WORK TO COMPLETE –
Copy the records below exactly, starting at the line that contains "Reproduce this chart with Chart.js." and ending at the line that contains "The picture is"; leave out any pictures.

INPUT FOR THIS TASK –
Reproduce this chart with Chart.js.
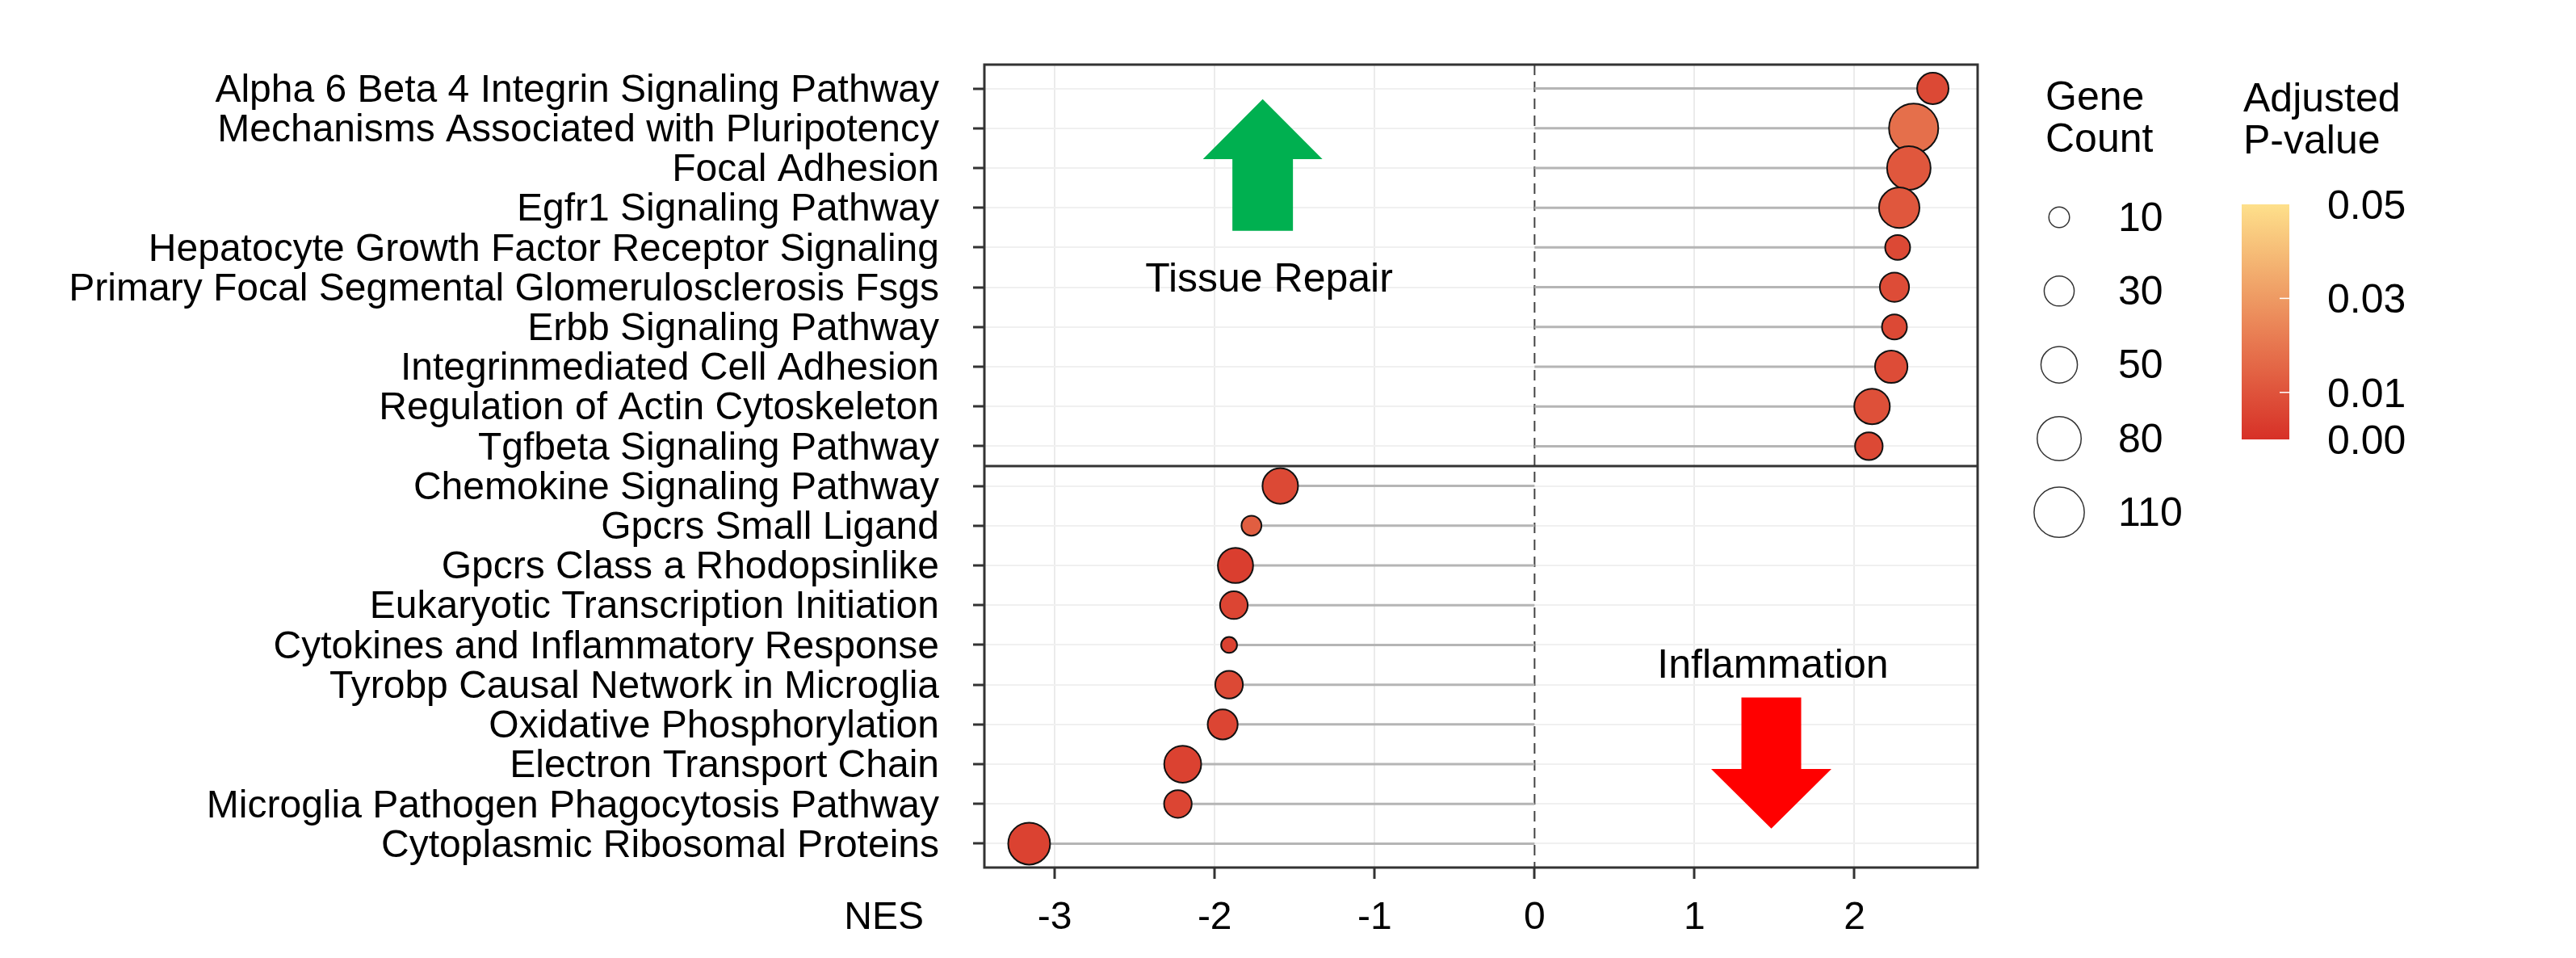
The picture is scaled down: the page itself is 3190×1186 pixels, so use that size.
--
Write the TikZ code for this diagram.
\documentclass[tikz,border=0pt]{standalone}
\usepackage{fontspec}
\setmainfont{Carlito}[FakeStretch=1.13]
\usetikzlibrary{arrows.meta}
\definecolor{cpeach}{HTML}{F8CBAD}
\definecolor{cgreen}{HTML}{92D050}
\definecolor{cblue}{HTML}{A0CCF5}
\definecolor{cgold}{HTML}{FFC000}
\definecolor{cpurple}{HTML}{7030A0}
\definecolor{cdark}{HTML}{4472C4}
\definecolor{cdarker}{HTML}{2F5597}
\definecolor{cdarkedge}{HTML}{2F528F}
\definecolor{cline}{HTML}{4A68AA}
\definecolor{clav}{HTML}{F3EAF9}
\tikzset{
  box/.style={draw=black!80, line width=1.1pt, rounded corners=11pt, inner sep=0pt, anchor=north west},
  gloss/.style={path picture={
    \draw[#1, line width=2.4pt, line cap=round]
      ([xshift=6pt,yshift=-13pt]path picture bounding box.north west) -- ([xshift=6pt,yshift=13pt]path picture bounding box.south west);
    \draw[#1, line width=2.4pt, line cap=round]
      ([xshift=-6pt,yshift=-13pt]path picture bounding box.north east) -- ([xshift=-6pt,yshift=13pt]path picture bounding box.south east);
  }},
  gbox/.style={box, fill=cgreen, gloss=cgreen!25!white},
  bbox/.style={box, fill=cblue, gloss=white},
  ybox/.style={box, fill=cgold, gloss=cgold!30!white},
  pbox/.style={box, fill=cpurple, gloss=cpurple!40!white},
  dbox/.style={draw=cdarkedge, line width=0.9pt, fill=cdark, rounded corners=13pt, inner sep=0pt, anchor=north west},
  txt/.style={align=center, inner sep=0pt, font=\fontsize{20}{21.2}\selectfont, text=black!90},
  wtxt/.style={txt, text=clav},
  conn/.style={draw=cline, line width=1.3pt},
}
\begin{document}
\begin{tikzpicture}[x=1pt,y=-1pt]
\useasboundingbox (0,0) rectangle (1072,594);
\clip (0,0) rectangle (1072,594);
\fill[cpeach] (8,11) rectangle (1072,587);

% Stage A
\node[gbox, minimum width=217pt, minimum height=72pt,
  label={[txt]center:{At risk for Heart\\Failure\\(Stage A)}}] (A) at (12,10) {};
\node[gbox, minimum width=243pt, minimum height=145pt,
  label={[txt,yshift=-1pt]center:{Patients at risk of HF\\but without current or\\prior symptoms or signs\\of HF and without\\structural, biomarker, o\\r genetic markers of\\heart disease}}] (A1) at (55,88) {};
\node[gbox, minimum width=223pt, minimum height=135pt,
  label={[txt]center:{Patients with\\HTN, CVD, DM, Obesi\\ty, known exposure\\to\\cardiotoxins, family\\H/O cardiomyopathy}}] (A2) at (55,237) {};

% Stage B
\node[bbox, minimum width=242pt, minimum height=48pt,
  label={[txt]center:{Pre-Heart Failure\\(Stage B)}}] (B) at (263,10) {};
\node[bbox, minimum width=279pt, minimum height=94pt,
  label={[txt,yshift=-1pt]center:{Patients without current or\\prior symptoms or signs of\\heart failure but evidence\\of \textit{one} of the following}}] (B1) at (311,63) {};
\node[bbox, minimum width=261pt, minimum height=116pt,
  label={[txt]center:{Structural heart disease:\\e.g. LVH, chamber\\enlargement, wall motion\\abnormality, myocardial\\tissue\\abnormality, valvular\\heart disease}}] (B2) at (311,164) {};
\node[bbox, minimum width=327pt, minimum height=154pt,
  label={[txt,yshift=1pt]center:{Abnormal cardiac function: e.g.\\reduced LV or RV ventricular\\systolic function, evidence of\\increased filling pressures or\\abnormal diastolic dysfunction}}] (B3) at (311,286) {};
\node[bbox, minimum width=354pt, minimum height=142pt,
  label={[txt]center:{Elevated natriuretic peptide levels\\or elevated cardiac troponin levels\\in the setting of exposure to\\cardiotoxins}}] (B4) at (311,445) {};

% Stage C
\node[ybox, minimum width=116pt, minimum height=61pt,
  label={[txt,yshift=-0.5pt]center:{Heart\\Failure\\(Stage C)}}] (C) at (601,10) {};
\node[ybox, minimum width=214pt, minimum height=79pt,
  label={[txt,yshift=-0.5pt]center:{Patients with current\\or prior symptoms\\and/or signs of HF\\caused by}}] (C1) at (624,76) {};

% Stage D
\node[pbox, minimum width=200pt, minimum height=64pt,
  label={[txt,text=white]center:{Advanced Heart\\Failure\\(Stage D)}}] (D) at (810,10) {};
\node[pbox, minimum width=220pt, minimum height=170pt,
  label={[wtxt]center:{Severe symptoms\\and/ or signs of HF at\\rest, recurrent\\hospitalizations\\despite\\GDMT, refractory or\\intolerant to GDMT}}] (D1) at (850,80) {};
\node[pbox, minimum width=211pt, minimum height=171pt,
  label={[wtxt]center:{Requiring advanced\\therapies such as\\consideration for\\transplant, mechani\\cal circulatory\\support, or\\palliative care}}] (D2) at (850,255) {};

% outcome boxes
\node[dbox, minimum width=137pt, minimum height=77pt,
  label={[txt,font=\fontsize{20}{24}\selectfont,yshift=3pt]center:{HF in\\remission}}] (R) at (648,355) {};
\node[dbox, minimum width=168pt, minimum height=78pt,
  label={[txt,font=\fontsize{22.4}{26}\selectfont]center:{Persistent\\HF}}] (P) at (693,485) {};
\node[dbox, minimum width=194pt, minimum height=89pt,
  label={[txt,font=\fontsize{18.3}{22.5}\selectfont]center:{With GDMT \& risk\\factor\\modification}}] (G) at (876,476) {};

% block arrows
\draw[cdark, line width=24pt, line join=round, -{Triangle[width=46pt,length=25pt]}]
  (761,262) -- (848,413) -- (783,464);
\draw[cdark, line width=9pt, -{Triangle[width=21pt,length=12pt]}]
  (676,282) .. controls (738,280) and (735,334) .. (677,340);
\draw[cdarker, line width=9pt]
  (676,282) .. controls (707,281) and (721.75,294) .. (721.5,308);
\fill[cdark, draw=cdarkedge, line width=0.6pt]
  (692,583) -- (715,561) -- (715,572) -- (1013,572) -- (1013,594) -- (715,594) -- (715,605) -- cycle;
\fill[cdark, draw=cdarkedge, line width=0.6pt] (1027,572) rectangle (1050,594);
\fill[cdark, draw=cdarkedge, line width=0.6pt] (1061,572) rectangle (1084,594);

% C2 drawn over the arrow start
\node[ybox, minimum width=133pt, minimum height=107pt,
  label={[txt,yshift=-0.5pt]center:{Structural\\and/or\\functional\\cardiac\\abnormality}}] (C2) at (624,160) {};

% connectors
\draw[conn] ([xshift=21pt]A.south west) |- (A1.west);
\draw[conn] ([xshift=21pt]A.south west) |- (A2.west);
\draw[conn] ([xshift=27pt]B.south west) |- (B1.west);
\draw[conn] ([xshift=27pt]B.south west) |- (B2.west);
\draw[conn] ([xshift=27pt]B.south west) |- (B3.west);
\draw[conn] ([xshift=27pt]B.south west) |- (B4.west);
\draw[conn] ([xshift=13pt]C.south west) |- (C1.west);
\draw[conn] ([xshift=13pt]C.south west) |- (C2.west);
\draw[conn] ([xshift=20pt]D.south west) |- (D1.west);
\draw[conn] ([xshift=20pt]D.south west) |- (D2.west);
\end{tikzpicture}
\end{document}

RESPONSE TO THE EXERCISE –
Reproduce this chart with Chart.js.
The picture is scaled down: the page itself is 3190×1186 pixels, so use that size.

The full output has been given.